Edit 1: ho provato a passare x11-libs/libX11-1.1.5, parte il matlab ma va in crash appena provo a fare qualcosa di "complicato" ma non penso dipendi da libX11

----------

## djinnZ

ma il mathlab da dove lo hai preso? Google riporta questa

----------

## nearthesoul

Il mio matlab funziona perfettamente con le libX11 senza la use xcb. Ma che significa

 *Quote:*   

> 
> 
> Either of the two workarounds works for me:
> 
> (1) If the libxcb version is ≥1.1, export LIBXCB_ALLOW_SLOPPY_LOCK=1 before running the broken application.
> ...

 

?

----------

## djinnZ

Se libxcb ha una versione maggiore di 1.1 apri una shell, lanci export LIBXCB_ALLOW_SLOPPY_LOCK=1 e sempre da li il matlab da linea di comando. Se funziona ti crei uno script per avviare matlab che imposti la variabile ambiente e segnali sul wiki o dove hai trovato come installare matlab che è necessario questo workaround.

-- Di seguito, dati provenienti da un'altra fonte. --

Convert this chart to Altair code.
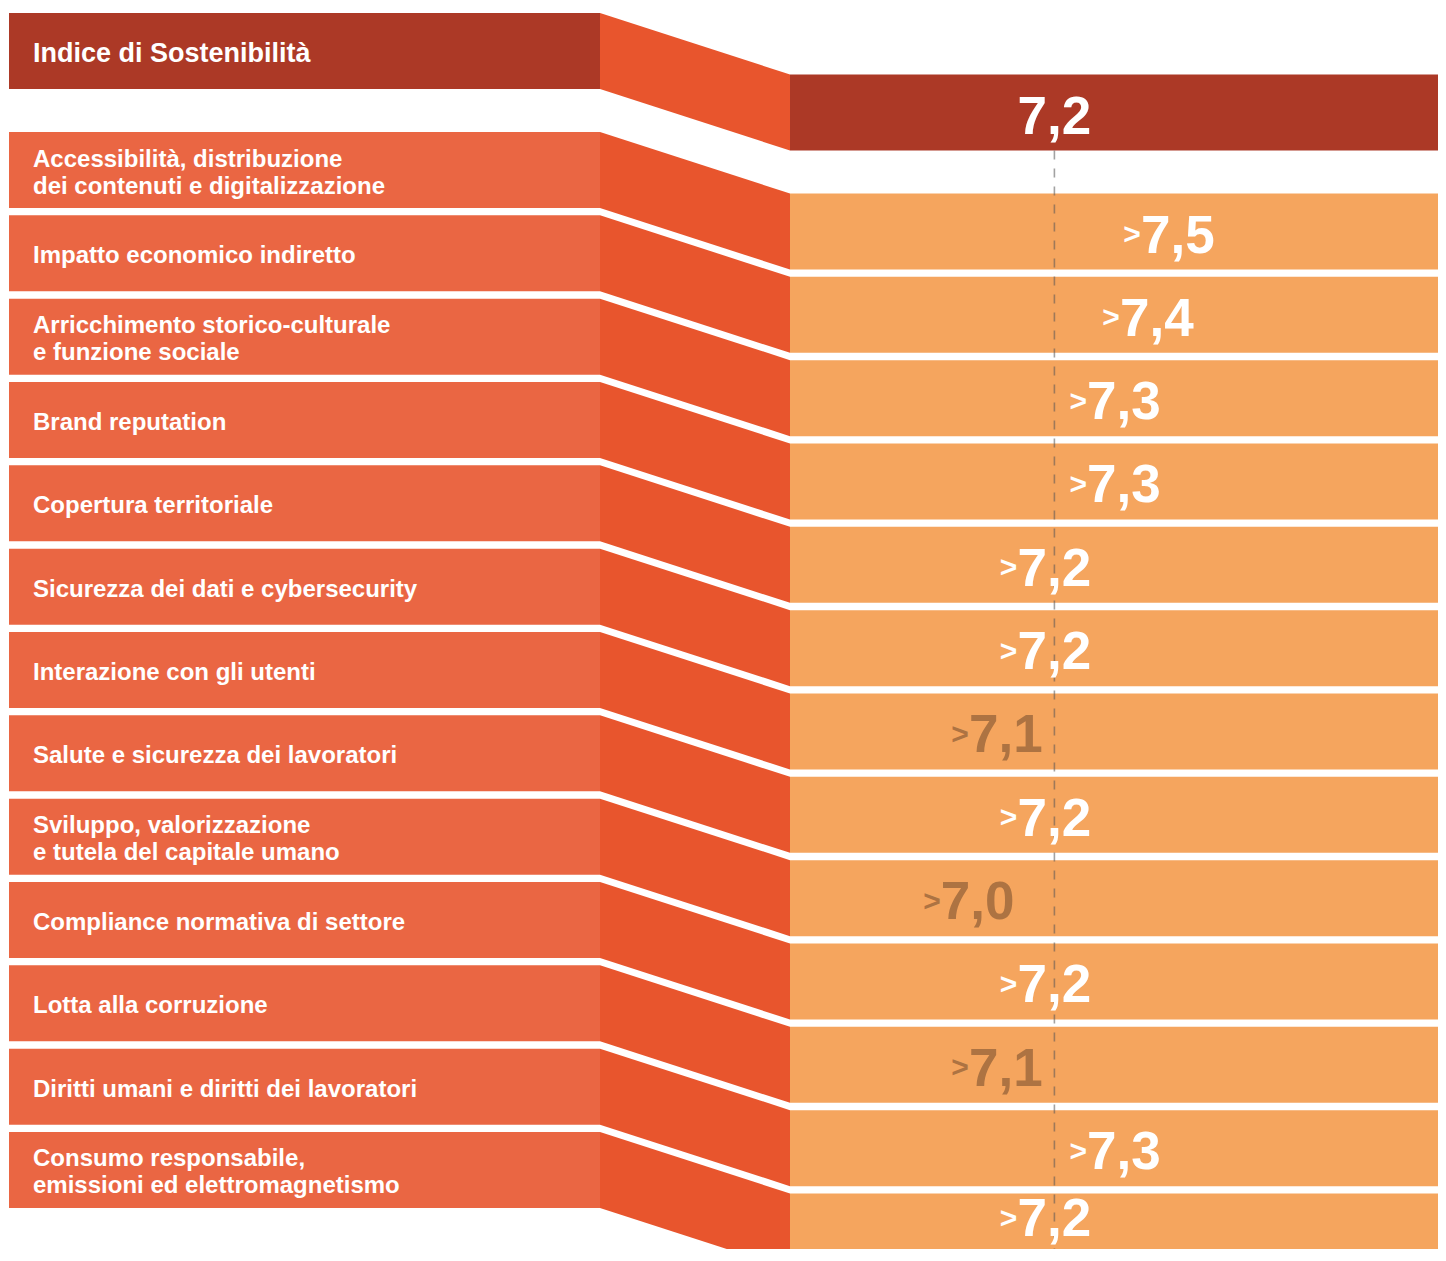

Soluzione 2 modifichi l'ebuild di libX11 per aggiungere -DNDEBUG alle cflags, se la cosa funziona apri un bug e chiedi se è possibile aggiungere una use o qualcos'altro per controllare sta cosa e come sopra segnali il workaround Giusto per provare riemergi libX11 con le le cflags del caso e vedi che succede.

Condisci il tutto con la smoccolata di dovere.

Come farebbe ogni normale (normale...bah, masochista ed imbecille è il caso di sottolinearlo) utente gentoo.  :Twisted Evil: 

----------